• _Task instructions_: Restate each of the lines below word for word and drop every picture.

• _Given information_:

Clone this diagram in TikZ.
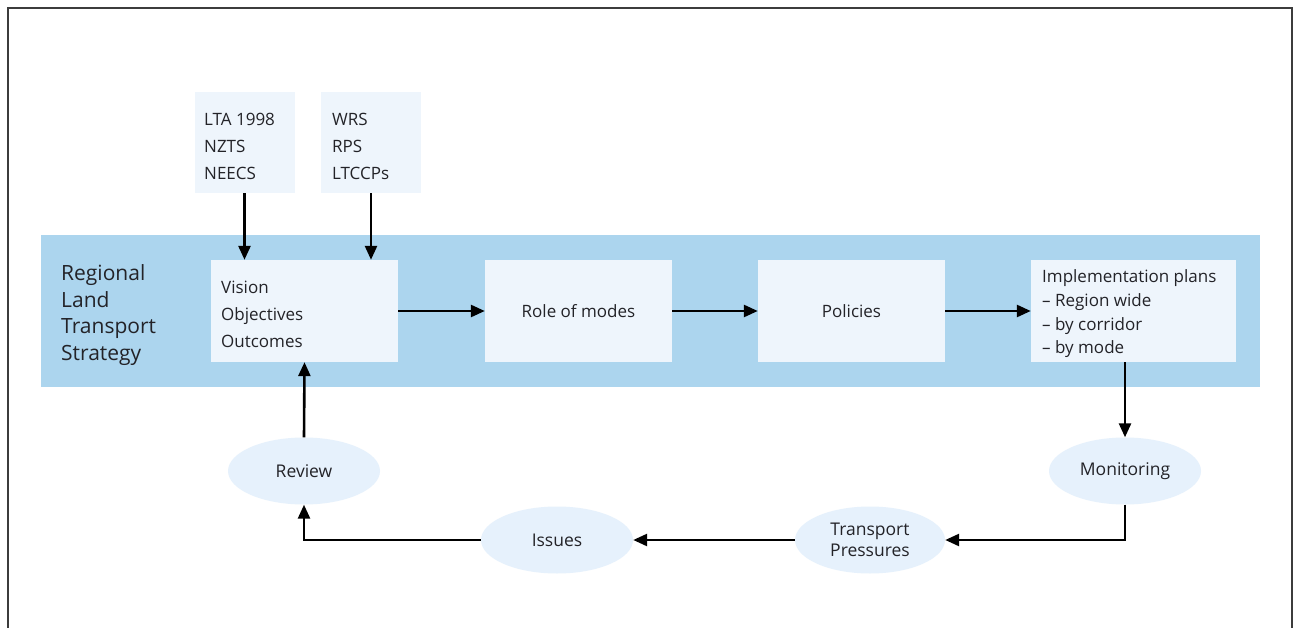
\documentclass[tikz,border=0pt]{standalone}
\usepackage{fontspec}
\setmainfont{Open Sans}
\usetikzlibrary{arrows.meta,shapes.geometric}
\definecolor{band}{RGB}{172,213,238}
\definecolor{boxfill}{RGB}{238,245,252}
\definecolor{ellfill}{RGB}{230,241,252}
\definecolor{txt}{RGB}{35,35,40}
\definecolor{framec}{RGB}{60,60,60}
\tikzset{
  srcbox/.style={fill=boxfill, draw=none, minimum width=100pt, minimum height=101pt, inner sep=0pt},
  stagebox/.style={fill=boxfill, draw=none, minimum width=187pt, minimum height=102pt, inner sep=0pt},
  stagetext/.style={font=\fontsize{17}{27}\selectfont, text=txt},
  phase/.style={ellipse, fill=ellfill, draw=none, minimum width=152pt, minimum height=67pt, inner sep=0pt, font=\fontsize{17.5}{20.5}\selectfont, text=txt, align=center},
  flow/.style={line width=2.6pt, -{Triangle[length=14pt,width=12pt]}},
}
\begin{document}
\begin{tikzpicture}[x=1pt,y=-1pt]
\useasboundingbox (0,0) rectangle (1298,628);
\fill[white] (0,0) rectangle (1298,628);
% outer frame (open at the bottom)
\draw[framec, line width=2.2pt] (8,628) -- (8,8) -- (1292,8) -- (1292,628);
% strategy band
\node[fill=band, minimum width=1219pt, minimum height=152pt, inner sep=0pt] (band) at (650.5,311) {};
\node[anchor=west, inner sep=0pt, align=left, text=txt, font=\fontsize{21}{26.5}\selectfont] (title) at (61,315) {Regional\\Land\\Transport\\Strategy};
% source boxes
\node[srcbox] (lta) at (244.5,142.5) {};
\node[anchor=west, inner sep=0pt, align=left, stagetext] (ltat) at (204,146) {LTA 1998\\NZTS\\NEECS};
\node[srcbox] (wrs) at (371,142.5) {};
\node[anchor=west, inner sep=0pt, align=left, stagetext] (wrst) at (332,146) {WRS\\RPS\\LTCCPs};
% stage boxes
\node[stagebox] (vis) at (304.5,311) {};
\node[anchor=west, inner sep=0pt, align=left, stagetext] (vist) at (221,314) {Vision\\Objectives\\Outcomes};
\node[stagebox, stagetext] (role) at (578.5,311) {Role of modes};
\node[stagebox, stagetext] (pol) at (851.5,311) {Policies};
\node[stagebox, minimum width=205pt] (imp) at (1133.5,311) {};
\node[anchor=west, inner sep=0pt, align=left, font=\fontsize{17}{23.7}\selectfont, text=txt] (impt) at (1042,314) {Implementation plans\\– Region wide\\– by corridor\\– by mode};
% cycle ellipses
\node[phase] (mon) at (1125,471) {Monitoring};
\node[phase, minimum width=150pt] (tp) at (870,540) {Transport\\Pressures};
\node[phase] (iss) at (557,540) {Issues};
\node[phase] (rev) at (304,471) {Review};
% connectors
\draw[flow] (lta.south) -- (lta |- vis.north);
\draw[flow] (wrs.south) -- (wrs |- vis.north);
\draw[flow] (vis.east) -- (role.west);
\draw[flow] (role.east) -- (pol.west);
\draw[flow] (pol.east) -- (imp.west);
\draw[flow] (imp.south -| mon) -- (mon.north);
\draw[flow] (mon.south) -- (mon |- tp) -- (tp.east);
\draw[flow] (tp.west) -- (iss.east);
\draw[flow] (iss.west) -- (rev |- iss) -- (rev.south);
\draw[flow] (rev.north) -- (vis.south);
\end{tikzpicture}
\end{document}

• _Response to the exercise_:
Clone this diagram in TikZ.
\documentclass[tikz,border=0pt]{standalone}
\usepackage{fontspec}
\setmainfont{Open Sans}
\usetikzlibrary{arrows.meta,shapes.geometric}
\definecolor{band}{RGB}{172,213,238}
\definecolor{boxfill}{RGB}{238,245,252}
\definecolor{ellfill}{RGB}{230,241,252}
\definecolor{txt}{RGB}{35,35,40}
\definecolor{framec}{RGB}{60,60,60}
\tikzset{
  srcbox/.style={fill=boxfill, draw=none, minimum width=100pt, minimum height=101pt, inner sep=0pt},
  stagebox/.style={fill=boxfill, draw=none, minimum width=187pt, minimum height=102pt, inner sep=0pt},
  stagetext/.style={font=\fontsize{17}{27}\selectfont, text=txt},
  phase/.style={ellipse, fill=ellfill, draw=none, minimum width=152pt, minimum height=67pt, inner sep=0pt, font=\fontsize{17.5}{20.5}\selectfont, text=txt, align=center},
  flow/.style={line width=2.6pt, -{Triangle[length=14pt,width=12pt]}},
}
\begin{document}
\begin{tikzpicture}[x=1pt,y=-1pt]
\useasboundingbox (0,0) rectangle (1298,628);
\fill[white] (0,0) rectangle (1298,628);
% outer frame (open at the bottom)
\draw[framec, line width=2.2pt] (8,628) -- (8,8) -- (1292,8) -- (1292,628);
% strategy band
\node[fill=band, minimum width=1219pt, minimum height=152pt, inner sep=0pt] (band) at (650.5,311) {};
\node[anchor=west, inner sep=0pt, align=left, text=txt, font=\fontsize{21}{26.5}\selectfont] (title) at (61,315) {Regional\\Land\\Transport\\Strategy};
% source boxes
\node[srcbox] (lta) at (244.5,142.5) {};
\node[anchor=west, inner sep=0pt, align=left, stagetext] (ltat) at (204,146) {LTA 1998\\NZTS\\NEECS};
\node[srcbox] (wrs) at (371,142.5) {};
\node[anchor=west, inner sep=0pt, align=left, stagetext] (wrst) at (332,146) {WRS\\RPS\\LTCCPs};
% stage boxes
\node[stagebox] (vis) at (304.5,311) {};
\node[anchor=west, inner sep=0pt, align=left, stagetext] (vist) at (221,314) {Vision\\Objectives\\Outcomes};
\node[stagebox, stagetext] (role) at (578.5,311) {Role of modes};
\node[stagebox, stagetext] (pol) at (851.5,311) {Policies};
\node[stagebox, minimum width=205pt] (imp) at (1133.5,311) {};
\node[anchor=west, inner sep=0pt, align=left, font=\fontsize{17}{23.7}\selectfont, text=txt] (impt) at (1042,314) {Implementation plans\\– Region wide\\– by corridor\\– by mode};
% cycle ellipses
\node[phase] (mon) at (1125,471) {Monitoring};
\node[phase, minimum width=150pt] (tp) at (870,540) {Transport\\Pressures};
\node[phase] (iss) at (557,540) {Issues};
\node[phase] (rev) at (304,471) {Review};
% connectors
\draw[flow] (lta.south) -- (lta |- vis.north);
\draw[flow] (wrs.south) -- (wrs |- vis.north);
\draw[flow] (vis.east) -- (role.west);
\draw[flow] (role.east) -- (pol.west);
\draw[flow] (pol.east) -- (imp.west);
\draw[flow] (imp.south -| mon) -- (mon.north);
\draw[flow] (mon.south) -- (mon |- tp) -- (tp.east);
\draw[flow] (tp.west) -- (iss.east);
\draw[flow] (iss.west) -- (rev |- iss) -- (rev.south);
\draw[flow] (rev.north) -- (vis.south);
\end{tikzpicture}
\end{document}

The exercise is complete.